Dataset extract:
-=-=-=-=-

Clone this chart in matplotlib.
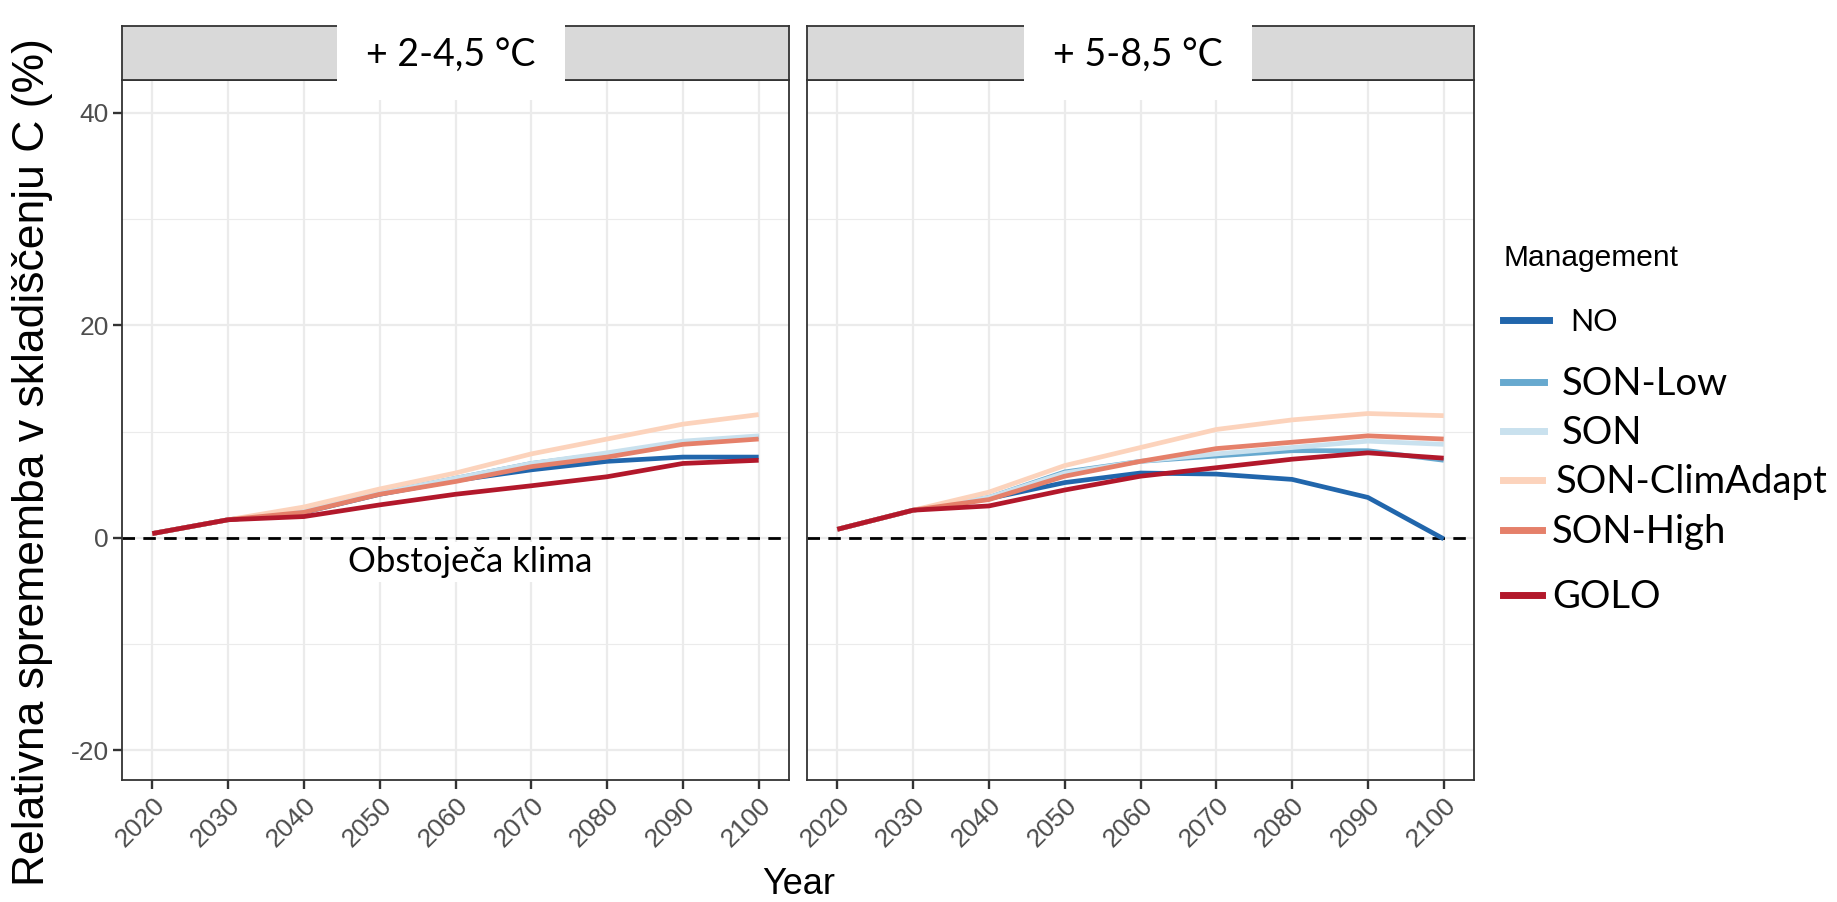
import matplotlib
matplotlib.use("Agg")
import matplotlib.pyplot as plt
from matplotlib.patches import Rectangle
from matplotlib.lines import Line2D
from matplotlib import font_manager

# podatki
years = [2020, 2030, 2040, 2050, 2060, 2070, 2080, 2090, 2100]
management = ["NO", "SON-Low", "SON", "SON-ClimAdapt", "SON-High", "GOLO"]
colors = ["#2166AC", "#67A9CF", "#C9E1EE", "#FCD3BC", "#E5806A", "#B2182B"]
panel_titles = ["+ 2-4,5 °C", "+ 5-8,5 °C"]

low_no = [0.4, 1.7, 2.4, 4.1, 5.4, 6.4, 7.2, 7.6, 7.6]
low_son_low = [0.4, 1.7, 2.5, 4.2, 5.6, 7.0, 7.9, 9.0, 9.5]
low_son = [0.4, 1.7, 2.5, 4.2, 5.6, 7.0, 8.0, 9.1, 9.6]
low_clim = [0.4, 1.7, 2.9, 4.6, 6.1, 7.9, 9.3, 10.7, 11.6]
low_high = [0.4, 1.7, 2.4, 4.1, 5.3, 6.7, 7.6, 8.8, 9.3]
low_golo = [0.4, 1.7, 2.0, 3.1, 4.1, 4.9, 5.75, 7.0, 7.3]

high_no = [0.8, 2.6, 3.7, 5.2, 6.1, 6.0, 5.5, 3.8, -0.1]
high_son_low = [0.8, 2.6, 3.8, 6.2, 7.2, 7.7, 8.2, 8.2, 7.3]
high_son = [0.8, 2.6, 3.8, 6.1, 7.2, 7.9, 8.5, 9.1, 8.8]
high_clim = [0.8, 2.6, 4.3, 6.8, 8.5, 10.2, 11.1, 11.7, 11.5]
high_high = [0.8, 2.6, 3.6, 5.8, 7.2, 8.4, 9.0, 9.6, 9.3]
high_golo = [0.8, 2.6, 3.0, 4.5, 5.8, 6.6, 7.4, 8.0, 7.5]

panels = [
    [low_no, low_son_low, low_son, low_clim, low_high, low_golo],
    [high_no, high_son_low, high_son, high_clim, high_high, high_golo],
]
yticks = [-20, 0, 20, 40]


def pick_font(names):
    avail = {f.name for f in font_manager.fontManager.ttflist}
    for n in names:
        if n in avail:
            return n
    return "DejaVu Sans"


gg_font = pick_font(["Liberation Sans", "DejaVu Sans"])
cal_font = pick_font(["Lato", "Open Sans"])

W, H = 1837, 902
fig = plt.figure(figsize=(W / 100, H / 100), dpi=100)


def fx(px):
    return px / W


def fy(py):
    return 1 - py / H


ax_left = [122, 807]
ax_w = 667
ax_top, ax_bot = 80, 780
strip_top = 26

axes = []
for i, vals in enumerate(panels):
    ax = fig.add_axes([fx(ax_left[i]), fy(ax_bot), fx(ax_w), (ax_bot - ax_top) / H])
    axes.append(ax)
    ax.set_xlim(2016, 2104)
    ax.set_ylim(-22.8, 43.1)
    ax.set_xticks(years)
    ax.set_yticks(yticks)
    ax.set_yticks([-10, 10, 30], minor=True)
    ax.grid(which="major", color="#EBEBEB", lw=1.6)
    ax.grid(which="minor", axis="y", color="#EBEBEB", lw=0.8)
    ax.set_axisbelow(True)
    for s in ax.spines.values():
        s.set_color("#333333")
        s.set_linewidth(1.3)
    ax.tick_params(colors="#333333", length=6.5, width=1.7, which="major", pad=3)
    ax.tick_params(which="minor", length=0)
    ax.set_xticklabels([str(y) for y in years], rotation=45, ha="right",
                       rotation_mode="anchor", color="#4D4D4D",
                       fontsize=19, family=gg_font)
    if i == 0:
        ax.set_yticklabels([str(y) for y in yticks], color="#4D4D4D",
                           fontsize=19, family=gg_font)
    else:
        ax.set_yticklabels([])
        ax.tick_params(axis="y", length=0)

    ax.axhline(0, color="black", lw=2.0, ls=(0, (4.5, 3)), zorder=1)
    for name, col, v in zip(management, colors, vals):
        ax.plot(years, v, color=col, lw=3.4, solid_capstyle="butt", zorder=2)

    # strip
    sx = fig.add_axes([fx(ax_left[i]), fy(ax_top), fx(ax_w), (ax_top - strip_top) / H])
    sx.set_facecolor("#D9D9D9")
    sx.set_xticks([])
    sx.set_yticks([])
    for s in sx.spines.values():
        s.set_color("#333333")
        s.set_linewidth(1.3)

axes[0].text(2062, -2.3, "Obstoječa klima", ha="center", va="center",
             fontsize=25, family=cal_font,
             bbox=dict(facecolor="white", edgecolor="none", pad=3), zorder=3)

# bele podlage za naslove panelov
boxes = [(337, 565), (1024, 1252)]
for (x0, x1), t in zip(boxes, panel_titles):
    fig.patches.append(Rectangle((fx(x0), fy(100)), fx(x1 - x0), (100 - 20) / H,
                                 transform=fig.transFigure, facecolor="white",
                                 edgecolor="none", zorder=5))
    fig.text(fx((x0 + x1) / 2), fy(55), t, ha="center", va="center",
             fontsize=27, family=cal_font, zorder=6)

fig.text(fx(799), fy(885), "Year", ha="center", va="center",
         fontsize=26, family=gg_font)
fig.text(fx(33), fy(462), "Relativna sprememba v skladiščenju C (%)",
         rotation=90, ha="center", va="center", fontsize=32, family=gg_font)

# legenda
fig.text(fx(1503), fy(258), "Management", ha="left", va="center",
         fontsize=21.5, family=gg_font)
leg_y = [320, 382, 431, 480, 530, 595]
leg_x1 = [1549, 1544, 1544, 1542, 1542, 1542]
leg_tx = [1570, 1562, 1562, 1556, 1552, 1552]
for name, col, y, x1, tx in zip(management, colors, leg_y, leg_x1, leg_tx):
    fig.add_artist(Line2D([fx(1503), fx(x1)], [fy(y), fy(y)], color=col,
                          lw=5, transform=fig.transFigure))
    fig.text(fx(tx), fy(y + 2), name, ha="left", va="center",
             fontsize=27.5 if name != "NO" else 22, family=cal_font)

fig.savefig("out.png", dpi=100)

-=-=-=-=-

Instruction: Exactly as they appear, print the lines of the listing above from its first line through the line that contains "return 1 - py / H", minus the pictures.

Task output:
Clone this chart in matplotlib.
import matplotlib
matplotlib.use("Agg")
import matplotlib.pyplot as plt
from matplotlib.patches import Rectangle
from matplotlib.lines import Line2D
from matplotlib import font_manager

# podatki
years = [2020, 2030, 2040, 2050, 2060, 2070, 2080, 2090, 2100]
management = ["NO", "SON-Low", "SON", "SON-ClimAdapt", "SON-High", "GOLO"]
colors = ["#2166AC", "#67A9CF", "#C9E1EE", "#FCD3BC", "#E5806A", "#B2182B"]
panel_titles = ["+ 2-4,5 °C", "+ 5-8,5 °C"]

low_no = [0.4, 1.7, 2.4, 4.1, 5.4, 6.4, 7.2, 7.6, 7.6]
low_son_low = [0.4, 1.7, 2.5, 4.2, 5.6, 7.0, 7.9, 9.0, 9.5]
low_son = [0.4, 1.7, 2.5, 4.2, 5.6, 7.0, 8.0, 9.1, 9.6]
low_clim = [0.4, 1.7, 2.9, 4.6, 6.1, 7.9, 9.3, 10.7, 11.6]
low_high = [0.4, 1.7, 2.4, 4.1, 5.3, 6.7, 7.6, 8.8, 9.3]
low_golo = [0.4, 1.7, 2.0, 3.1, 4.1, 4.9, 5.75, 7.0, 7.3]

high_no = [0.8, 2.6, 3.7, 5.2, 6.1, 6.0, 5.5, 3.8, -0.1]
high_son_low = [0.8, 2.6, 3.8, 6.2, 7.2, 7.7, 8.2, 8.2, 7.3]
high_son = [0.8, 2.6, 3.8, 6.1, 7.2, 7.9, 8.5, 9.1, 8.8]
high_clim = [0.8, 2.6, 4.3, 6.8, 8.5, 10.2, 11.1, 11.7, 11.5]
high_high = [0.8, 2.6, 3.6, 5.8, 7.2, 8.4, 9.0, 9.6, 9.3]
high_golo = [0.8, 2.6, 3.0, 4.5, 5.8, 6.6, 7.4, 8.0, 7.5]

panels = [
    [low_no, low_son_low, low_son, low_clim, low_high, low_golo],
    [high_no, high_son_low, high_son, high_clim, high_high, high_golo],
]
yticks = [-20, 0, 20, 40]


def pick_font(names):
    avail = {f.name for f in font_manager.fontManager.ttflist}
    for n in names:
        if n in avail:
            return n
    return "DejaVu Sans"


gg_font = pick_font(["Liberation Sans", "DejaVu Sans"])
cal_font = pick_font(["Lato", "Open Sans"])

W, H = 1837, 902
fig = plt.figure(figsize=(W / 100, H / 100), dpi=100)


def fx(px):
    return px / W


def fy(py):
    return 1 - py / H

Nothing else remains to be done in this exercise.